Back in 1982, Ridley Scott’s Blade Runner was released. Blade Runner created a wonderfully realised future environment which hosted a rather confusingly told sci-fi tale based on a Philip K Dick story. It subsequently appeared that Scott’s film had been subject to studio interference, and has subsequently been released in 7 (count ‘em!) different re-edited versions. A classic, cult favourite.
This sequel, 35 years later, is produced by Scott, directed by Denis Villeneuve, and co-written, as was the original, by Hampton Fancher. It tells K’s story, his personal voyage of self-discovery. But it is also a direct sequel to the earlier film. Harrison Ford reprises Deckard, and Edward James Olmos cameos as Deckard’s origami-practising ex-partner. I liked the continuity with the previous film.
Like Scott’s earlier film, the futuristic world here is visually impressive. It is marred only by a tendency for things to be dark, dim, and obscured.
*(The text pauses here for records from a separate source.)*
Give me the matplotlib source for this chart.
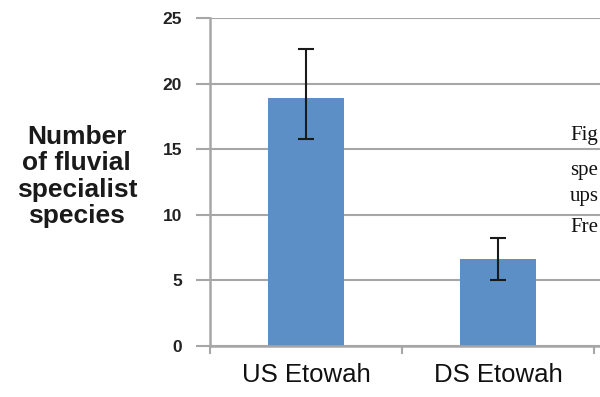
import matplotlib.pyplot as plt
import numpy as np

sites = ["US Etowah", "DS Etowah"]
species = [18.9, 6.6]
err_low = [3.15, 1.55]
err_high = [3.75, 1.65]
yticks = [0, 5, 10, 15, 20, 25]
caption = ["Fig", "spe", "ups", "Fre"]

plt.rcParams['font.family'] = ['Liberation Sans', 'DejaVu Sans']

fig = plt.figure(figsize=(6.0, 3.97), dpi=100)
ax = fig.add_axes([0.35, 0.1285, 0.656, 0.826])

x = np.arange(len(sites))
ax.bar(x, species, width=0.4, color="#5b8fc6", zorder=2)
ax.errorbar(x, species, yerr=[err_low, err_high], fmt="none", ecolor="#1a1a1a",
            elinewidth=1.5, capsize=5.5, capthick=1.5, zorder=3)

ax.set_xlim(-0.5, 1.55)
ax.set_ylim(0, 25)
ax.set_yticks(yticks)
ax.set_yticklabels([str(t) for t in yticks], fontsize=12.5, fontweight="bold", color="#222222")
ax.yaxis.grid(True, color="#a6a6a6", linewidth=1.5, zorder=0)
ax.set_axisbelow(True)

# category labels centred on bars, tick marks on category boundaries
ax.set_xticks(x)
ax.set_xticklabels(sites, fontsize=18.5, color="#111111")
ax.tick_params(axis="x", which="major", length=0, pad=12)
ax.set_xticks([-0.5, 0.5, 1.5], minor=True)
ax.tick_params(axis="x", which="minor", length=6, width=1.5, color="#a6a6a6", direction="out")
ax.tick_params(axis="y", length=10, width=1.5, color="#a6a6a6", pad=10)

for s in ["top", "right"]:
    ax.spines[s].set_visible(False)
for s in ["left", "bottom"]:
    ax.spines[s].set_color("#a6a6a6")
    ax.spines[s].set_linewidth(1.8)

fig.text(0.128, 0.556, "Number\nof fluvial\nspecialist\nspecies", ha="center", va="center",
         fontsize=19, fontweight="bold", color="#1a1a1a", linespacing=1.13)

# caption text running off the right edge
for txt, yb in zip(caption, [140, 175, 201, 232]):
    fig.text(570 / 600, 1 - yb / 397, txt, ha="left", va="baseline",
             fontsize=15, family="Liberation Serif", color="#111111")

fig.savefig("out.png", dpi=100)
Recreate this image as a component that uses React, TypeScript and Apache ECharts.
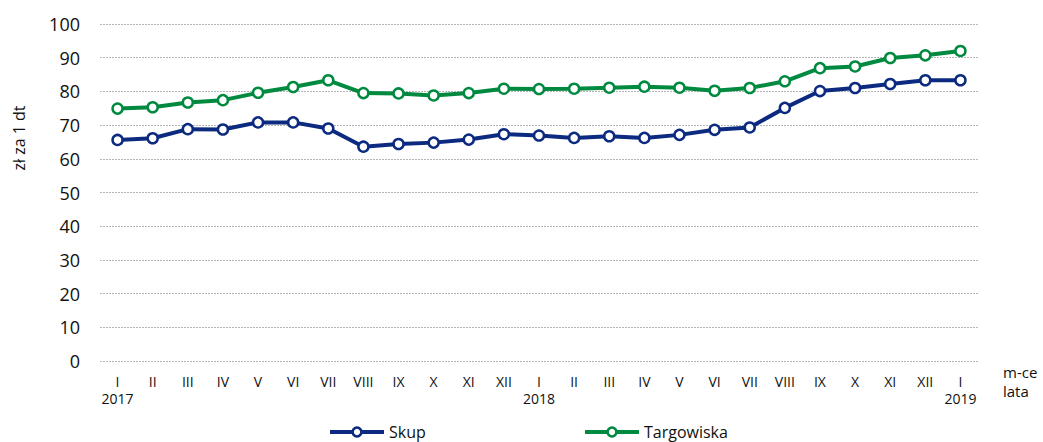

OK, I understand that the world is mucky and polluted, but I would have liked to have seen it a bit better. Captions and titles are presented in a font which fails to stand out. They colour match the background and the letters are very small. Half the time I couldn’t read them. The 3D presentation adds nothing.
Vangelis won an Oscar for his futuristic score in the original. The score here, by Hans Zimmer and Benjamin Wallfisch is not so much futuristic as teeth-rattlingly loud, and abrasively hostile. It is discordant and intrusive, one of the most unpleasant scores I have encountered in recent years.
My biggest disappointment, and criticism, is the storytelling. The story is not complicated, although it helps if you have seen the 1982 film recently. But it is not told clearly. I found that while I was watching a scene I didn’t always follow how it connected with what had gone before. It wasn’t until I read the plot synopsis on Wikipedia that everything made sense. To me, that is not good storytelling.
Finally, at 2 hours and 45 minutes, the film is massively and unnecessarily overlong. For instance, K’s holographic girlfriend Joi, played by the gorgeous Ana de Armas, is completely irrelevant to the story other than as a soundboard for plot explanation. K’s Ron Wesley, if you will. She could and should have been cut, saving 15 minutes and speeding the film up accordingly.
A critique of a film is ultimately only one person’s opinion, and I should point out that there are those who are calling Blade Runner 2049 a masterpiece. I’m afraid I’m not one of them, and I don’t recommend it.